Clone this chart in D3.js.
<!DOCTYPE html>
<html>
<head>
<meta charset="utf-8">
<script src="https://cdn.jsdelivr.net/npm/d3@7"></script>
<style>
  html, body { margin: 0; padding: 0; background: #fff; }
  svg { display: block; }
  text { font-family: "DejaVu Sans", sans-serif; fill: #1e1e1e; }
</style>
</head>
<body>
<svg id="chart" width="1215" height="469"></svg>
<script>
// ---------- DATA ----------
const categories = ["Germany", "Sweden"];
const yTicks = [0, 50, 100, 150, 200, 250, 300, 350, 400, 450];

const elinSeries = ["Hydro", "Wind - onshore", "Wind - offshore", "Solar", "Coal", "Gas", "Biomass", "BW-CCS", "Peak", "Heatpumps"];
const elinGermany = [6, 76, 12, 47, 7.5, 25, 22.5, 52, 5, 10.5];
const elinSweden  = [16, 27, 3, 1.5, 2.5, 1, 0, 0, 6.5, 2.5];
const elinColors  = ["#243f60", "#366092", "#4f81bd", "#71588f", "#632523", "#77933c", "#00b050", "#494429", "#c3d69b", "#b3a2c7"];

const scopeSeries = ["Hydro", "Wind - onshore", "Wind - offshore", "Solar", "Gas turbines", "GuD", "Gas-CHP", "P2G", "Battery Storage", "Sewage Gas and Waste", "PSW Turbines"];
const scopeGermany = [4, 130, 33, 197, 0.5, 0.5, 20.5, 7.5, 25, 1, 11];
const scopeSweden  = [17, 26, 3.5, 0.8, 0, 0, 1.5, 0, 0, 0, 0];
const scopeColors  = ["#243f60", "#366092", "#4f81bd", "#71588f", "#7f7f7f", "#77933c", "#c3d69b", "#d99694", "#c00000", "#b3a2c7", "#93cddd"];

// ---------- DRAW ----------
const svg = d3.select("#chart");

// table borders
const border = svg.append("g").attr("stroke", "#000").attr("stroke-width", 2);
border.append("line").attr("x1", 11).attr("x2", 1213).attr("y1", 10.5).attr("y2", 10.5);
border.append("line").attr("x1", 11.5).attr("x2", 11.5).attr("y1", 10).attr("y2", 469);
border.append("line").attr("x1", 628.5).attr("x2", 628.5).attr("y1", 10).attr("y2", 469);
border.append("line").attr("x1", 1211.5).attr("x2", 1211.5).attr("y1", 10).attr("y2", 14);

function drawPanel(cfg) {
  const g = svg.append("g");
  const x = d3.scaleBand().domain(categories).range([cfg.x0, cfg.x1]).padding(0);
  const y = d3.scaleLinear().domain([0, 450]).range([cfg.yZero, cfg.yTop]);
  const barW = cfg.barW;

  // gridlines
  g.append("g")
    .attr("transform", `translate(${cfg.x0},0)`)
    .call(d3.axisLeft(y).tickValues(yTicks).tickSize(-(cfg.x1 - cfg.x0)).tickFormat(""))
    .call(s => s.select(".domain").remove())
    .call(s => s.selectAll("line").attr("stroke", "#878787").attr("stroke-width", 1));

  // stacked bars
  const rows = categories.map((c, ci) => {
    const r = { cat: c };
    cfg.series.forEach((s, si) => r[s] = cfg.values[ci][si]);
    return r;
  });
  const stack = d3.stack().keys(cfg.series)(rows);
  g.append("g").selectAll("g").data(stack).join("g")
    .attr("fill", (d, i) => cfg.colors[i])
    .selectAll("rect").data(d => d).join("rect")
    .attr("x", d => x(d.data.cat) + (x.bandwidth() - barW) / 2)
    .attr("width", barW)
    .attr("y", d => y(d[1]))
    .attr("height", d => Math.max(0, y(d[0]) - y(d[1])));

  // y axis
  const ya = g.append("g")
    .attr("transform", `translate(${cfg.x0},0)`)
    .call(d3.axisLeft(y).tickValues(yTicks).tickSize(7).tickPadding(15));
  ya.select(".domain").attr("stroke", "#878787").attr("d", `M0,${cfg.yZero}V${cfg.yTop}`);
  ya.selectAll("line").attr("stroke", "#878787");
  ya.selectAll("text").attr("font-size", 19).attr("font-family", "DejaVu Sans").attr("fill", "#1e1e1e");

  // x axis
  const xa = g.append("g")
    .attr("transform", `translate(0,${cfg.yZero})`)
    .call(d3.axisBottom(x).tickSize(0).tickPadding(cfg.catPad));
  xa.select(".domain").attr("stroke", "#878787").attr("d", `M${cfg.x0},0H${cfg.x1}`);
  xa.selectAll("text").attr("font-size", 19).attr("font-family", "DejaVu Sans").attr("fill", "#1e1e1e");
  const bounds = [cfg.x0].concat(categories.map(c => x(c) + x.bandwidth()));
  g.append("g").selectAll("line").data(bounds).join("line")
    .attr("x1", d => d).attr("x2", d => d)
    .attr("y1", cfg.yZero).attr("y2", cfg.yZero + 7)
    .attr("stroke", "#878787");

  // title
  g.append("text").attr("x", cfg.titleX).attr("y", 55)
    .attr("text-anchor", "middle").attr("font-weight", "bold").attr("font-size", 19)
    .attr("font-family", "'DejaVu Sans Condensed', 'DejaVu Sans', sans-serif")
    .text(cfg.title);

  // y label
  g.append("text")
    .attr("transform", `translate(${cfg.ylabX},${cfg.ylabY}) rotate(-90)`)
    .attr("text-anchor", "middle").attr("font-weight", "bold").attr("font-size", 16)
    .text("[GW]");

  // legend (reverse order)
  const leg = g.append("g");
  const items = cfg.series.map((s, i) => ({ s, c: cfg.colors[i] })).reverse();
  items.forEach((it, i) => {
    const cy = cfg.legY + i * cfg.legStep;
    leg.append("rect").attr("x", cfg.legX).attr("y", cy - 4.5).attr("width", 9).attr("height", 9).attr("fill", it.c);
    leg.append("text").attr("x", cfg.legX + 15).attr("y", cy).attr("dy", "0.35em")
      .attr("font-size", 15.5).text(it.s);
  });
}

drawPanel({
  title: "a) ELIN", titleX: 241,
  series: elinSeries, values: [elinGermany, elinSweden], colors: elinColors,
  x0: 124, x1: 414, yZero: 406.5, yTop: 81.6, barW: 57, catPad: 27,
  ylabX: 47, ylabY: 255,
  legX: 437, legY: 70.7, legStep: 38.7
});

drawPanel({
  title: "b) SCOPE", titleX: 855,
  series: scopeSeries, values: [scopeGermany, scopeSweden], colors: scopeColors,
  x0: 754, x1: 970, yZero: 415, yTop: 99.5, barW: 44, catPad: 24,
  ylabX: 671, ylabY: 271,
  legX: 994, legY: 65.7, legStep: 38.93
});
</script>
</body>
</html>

Instructions to follow :: Write out every line of the data that holds the word "chart".

Response below ::
Clone this chart in D3.js.
<svg id="chart" width="1215" height="469"></svg>
const svg = d3.select("#chart");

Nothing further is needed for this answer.